DIRECTIONS FOR THIS TASK >>
Everything from the first line down to the line containing "const goldTicks = [0, 50, 100, 150, 200];" is to be retyped exactly, both ends included, with pictures left out.

++++++++++

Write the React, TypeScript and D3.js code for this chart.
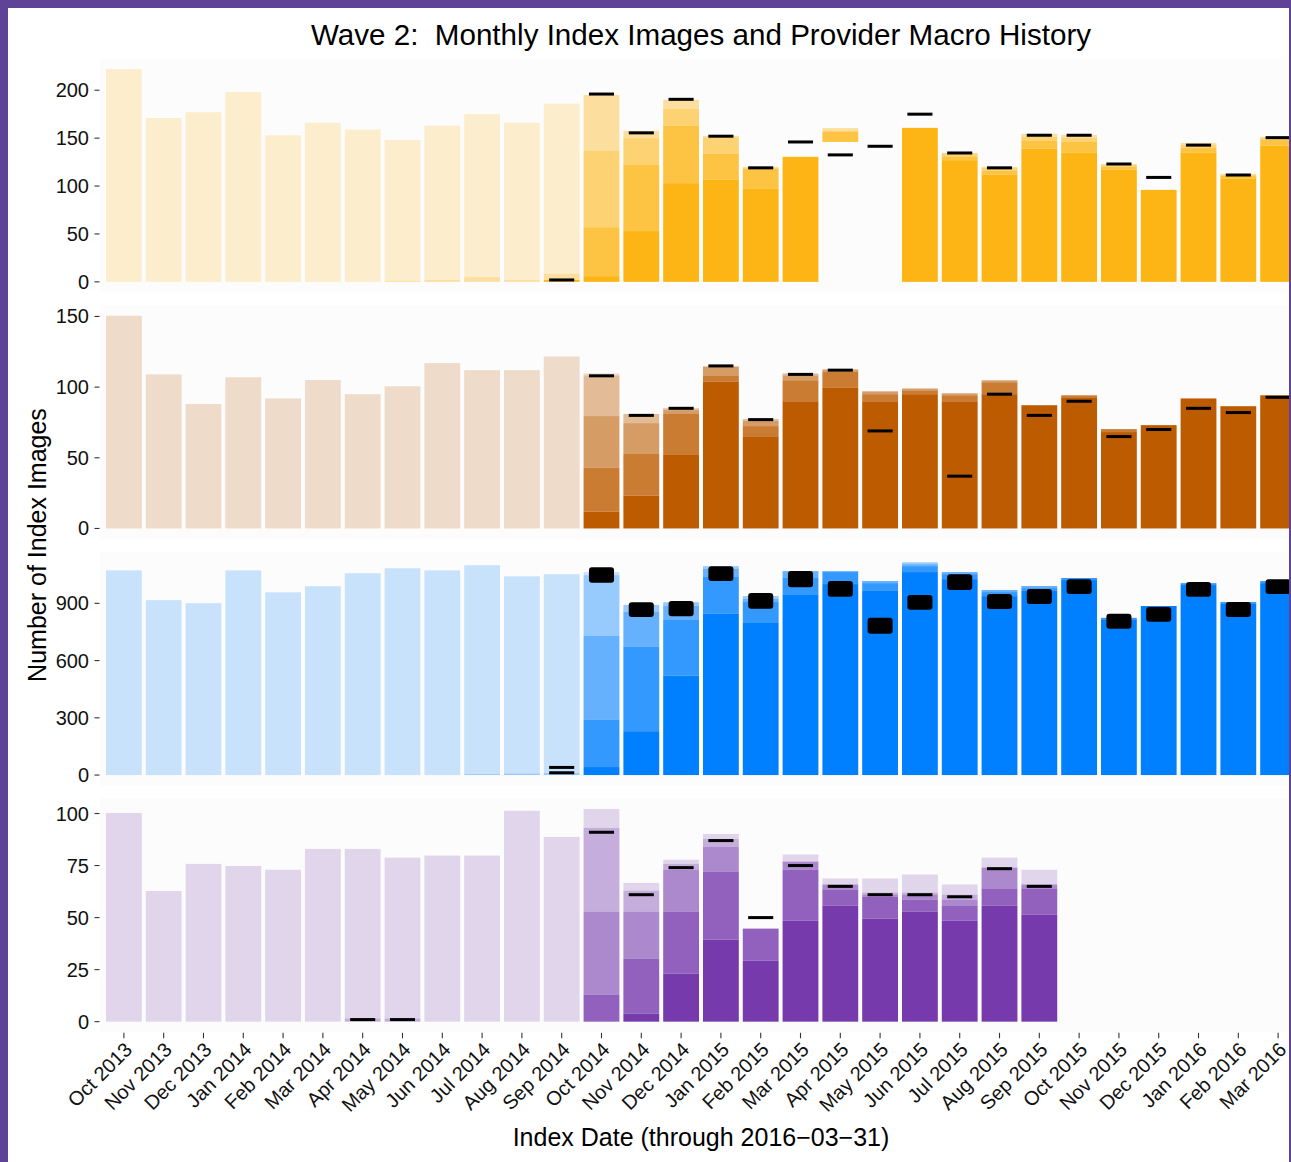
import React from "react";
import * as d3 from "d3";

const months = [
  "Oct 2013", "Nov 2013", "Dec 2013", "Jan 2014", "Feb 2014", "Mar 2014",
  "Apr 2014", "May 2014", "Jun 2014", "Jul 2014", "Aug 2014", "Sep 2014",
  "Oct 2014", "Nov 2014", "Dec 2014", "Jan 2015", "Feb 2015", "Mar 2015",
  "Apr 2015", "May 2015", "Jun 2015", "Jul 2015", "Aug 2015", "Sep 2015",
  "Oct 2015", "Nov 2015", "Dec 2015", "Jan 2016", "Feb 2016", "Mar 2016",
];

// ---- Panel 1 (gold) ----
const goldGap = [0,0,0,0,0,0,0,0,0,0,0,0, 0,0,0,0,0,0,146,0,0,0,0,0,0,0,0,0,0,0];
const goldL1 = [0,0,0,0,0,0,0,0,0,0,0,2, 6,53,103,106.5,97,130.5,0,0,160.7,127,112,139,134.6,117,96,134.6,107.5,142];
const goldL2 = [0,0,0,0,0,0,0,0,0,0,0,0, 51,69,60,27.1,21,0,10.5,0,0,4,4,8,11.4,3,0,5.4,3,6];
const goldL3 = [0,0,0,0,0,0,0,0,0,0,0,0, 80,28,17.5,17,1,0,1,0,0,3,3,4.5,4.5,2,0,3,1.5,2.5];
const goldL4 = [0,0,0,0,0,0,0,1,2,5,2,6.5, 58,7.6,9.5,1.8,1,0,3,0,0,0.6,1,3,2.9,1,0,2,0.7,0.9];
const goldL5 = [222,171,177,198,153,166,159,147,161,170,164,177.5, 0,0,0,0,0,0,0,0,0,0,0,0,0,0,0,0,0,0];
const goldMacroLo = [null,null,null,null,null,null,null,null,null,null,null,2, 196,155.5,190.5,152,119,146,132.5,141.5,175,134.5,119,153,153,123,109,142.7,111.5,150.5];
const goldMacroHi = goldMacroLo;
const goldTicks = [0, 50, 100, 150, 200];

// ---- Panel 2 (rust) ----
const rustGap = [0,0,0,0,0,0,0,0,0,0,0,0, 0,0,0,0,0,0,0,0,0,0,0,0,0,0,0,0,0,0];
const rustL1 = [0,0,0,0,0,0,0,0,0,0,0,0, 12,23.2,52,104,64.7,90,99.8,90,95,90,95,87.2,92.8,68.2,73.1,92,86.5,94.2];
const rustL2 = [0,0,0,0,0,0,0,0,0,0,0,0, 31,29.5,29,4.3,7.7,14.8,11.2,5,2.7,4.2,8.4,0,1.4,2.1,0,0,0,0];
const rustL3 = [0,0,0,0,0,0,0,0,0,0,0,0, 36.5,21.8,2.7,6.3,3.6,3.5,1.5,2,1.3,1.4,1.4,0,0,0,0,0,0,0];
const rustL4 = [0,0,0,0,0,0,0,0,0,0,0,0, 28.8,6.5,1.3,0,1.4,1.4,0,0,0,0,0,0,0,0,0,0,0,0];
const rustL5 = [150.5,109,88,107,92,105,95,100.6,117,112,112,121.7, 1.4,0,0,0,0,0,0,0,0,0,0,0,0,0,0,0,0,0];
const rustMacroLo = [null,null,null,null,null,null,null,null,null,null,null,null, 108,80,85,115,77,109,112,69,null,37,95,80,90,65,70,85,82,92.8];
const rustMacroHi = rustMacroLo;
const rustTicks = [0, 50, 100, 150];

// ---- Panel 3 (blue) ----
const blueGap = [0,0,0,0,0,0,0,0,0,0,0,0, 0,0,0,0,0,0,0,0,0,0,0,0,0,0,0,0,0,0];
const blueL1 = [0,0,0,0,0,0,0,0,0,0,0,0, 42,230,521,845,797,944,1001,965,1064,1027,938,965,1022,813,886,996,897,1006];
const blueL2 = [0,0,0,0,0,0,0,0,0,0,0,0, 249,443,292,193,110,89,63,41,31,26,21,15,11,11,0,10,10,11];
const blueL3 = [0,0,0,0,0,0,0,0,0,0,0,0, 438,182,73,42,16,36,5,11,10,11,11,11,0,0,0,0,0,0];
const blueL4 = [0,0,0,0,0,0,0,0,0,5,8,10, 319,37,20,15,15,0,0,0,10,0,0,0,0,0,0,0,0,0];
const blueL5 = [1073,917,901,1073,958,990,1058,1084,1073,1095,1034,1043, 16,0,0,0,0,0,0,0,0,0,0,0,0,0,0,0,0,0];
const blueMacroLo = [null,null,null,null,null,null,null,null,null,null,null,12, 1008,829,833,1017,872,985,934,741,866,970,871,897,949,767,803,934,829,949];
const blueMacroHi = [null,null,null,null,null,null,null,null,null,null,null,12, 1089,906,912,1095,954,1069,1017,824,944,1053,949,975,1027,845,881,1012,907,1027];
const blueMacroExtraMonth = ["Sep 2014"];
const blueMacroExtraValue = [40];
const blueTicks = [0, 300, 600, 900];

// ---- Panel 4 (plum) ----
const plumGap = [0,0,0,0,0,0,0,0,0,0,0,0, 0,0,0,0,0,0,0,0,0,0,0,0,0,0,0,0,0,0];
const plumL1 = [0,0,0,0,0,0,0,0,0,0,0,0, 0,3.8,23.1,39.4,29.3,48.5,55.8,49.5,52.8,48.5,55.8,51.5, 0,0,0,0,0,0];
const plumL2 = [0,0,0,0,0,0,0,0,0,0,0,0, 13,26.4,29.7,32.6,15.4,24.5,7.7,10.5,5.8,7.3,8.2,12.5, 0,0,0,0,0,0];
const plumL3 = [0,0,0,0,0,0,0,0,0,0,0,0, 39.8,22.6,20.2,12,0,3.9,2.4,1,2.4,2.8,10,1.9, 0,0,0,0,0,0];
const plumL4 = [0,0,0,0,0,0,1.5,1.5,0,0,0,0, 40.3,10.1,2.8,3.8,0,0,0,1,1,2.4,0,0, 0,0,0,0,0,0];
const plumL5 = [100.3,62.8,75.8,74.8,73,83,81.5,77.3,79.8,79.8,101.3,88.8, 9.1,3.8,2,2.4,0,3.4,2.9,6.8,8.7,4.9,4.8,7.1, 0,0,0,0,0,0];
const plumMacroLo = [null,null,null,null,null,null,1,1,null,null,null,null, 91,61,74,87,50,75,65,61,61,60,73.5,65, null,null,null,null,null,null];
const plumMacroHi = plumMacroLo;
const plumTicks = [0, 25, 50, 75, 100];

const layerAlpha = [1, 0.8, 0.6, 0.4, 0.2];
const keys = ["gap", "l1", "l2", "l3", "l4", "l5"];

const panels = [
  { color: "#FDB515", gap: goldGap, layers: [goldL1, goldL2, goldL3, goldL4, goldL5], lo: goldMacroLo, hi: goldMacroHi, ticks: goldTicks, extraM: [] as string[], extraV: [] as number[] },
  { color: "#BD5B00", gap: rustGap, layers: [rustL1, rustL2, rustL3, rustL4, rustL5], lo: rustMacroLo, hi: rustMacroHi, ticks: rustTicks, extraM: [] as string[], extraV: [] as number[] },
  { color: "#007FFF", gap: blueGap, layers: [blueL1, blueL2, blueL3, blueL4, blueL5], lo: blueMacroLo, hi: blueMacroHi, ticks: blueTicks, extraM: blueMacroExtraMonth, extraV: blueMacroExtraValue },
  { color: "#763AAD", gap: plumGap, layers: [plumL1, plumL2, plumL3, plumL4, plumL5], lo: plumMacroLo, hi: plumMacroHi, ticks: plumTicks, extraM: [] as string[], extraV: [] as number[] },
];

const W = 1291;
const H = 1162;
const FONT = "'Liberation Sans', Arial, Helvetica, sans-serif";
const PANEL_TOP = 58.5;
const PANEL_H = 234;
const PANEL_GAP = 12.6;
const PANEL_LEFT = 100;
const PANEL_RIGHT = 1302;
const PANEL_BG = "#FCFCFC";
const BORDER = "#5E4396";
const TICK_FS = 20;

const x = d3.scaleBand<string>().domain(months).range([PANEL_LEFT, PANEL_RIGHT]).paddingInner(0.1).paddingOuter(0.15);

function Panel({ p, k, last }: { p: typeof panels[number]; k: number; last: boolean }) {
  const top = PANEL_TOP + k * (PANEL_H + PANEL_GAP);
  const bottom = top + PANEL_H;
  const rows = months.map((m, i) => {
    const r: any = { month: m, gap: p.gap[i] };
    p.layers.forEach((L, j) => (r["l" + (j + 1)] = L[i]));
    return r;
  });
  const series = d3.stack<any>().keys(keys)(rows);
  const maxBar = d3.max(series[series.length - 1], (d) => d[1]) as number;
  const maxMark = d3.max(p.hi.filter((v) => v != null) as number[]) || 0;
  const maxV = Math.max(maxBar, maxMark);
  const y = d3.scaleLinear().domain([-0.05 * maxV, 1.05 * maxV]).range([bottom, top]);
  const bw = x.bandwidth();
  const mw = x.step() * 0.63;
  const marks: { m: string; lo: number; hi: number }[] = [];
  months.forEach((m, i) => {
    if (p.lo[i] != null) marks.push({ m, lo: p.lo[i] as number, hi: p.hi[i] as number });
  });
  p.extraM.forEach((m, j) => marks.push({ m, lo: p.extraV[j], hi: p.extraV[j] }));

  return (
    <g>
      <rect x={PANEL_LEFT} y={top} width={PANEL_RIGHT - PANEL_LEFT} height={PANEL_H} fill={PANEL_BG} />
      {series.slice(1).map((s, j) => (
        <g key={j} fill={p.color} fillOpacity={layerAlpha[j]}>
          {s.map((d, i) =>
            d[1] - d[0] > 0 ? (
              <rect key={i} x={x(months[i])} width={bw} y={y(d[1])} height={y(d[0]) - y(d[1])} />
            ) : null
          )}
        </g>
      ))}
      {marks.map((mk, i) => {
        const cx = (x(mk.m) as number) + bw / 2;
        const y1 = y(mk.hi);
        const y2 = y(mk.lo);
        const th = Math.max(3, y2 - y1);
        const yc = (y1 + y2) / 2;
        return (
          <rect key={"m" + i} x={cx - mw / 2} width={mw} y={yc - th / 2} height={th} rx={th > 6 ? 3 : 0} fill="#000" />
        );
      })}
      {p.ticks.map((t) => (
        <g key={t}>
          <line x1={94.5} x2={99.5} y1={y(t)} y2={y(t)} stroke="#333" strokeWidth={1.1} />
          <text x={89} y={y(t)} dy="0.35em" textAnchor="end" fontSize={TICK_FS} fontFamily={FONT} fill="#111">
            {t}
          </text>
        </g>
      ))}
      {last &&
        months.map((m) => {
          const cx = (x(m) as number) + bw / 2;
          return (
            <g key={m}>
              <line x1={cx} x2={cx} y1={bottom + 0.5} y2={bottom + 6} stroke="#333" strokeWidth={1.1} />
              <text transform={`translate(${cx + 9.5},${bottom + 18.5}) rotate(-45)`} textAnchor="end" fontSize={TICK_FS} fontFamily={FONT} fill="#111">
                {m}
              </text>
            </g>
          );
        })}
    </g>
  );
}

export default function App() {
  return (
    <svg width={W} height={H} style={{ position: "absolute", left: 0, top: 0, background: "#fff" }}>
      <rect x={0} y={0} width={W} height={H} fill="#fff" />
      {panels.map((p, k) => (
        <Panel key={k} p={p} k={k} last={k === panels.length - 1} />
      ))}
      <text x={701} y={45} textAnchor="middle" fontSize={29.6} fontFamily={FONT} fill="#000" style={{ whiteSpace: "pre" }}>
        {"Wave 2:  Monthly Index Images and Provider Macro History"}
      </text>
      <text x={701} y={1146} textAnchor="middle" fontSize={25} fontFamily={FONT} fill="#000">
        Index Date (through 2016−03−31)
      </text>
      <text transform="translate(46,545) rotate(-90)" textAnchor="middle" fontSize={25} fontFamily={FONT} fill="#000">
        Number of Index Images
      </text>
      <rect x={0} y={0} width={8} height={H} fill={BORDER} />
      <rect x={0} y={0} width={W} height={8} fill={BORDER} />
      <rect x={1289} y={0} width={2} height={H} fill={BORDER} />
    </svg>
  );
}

++++++++++

TASK ANSWER >>
Write the React, TypeScript and D3.js code for this chart.
import React from "react";
import * as d3 from "d3";

const months = [
  "Oct 2013", "Nov 2013", "Dec 2013", "Jan 2014", "Feb 2014", "Mar 2014",
  "Apr 2014", "May 2014", "Jun 2014", "Jul 2014", "Aug 2014", "Sep 2014",
  "Oct 2014", "Nov 2014", "Dec 2014", "Jan 2015", "Feb 2015", "Mar 2015",
  "Apr 2015", "May 2015", "Jun 2015", "Jul 2015", "Aug 2015", "Sep 2015",
  "Oct 2015", "Nov 2015", "Dec 2015", "Jan 2016", "Feb 2016", "Mar 2016",
];

// ---- Panel 1 (gold) ----
const goldGap = [0,0,0,0,0,0,0,0,0,0,0,0, 0,0,0,0,0,0,146,0,0,0,0,0,0,0,0,0,0,0];
const goldL1 = [0,0,0,0,0,0,0,0,0,0,0,2, 6,53,103,106.5,97,130.5,0,0,160.7,127,112,139,134.6,117,96,134.6,107.5,142];
const goldL2 = [0,0,0,0,0,0,0,0,0,0,0,0, 51,69,60,27.1,21,0,10.5,0,0,4,4,8,11.4,3,0,5.4,3,6];
const goldL3 = [0,0,0,0,0,0,0,0,0,0,0,0, 80,28,17.5,17,1,0,1,0,0,3,3,4.5,4.5,2,0,3,1.5,2.5];
const goldL4 = [0,0,0,0,0,0,0,1,2,5,2,6.5, 58,7.6,9.5,1.8,1,0,3,0,0,0.6,1,3,2.9,1,0,2,0.7,0.9];
const goldL5 = [222,171,177,198,153,166,159,147,161,170,164,177.5, 0,0,0,0,0,0,0,0,0,0,0,0,0,0,0,0,0,0];
const goldMacroLo = [null,null,null,null,null,null,null,null,null,null,null,2, 196,155.5,190.5,152,119,146,132.5,141.5,175,134.5,119,153,153,123,109,142.7,111.5,150.5];
const goldMacroHi = goldMacroLo;
const goldTicks = [0, 50, 100, 150, 200];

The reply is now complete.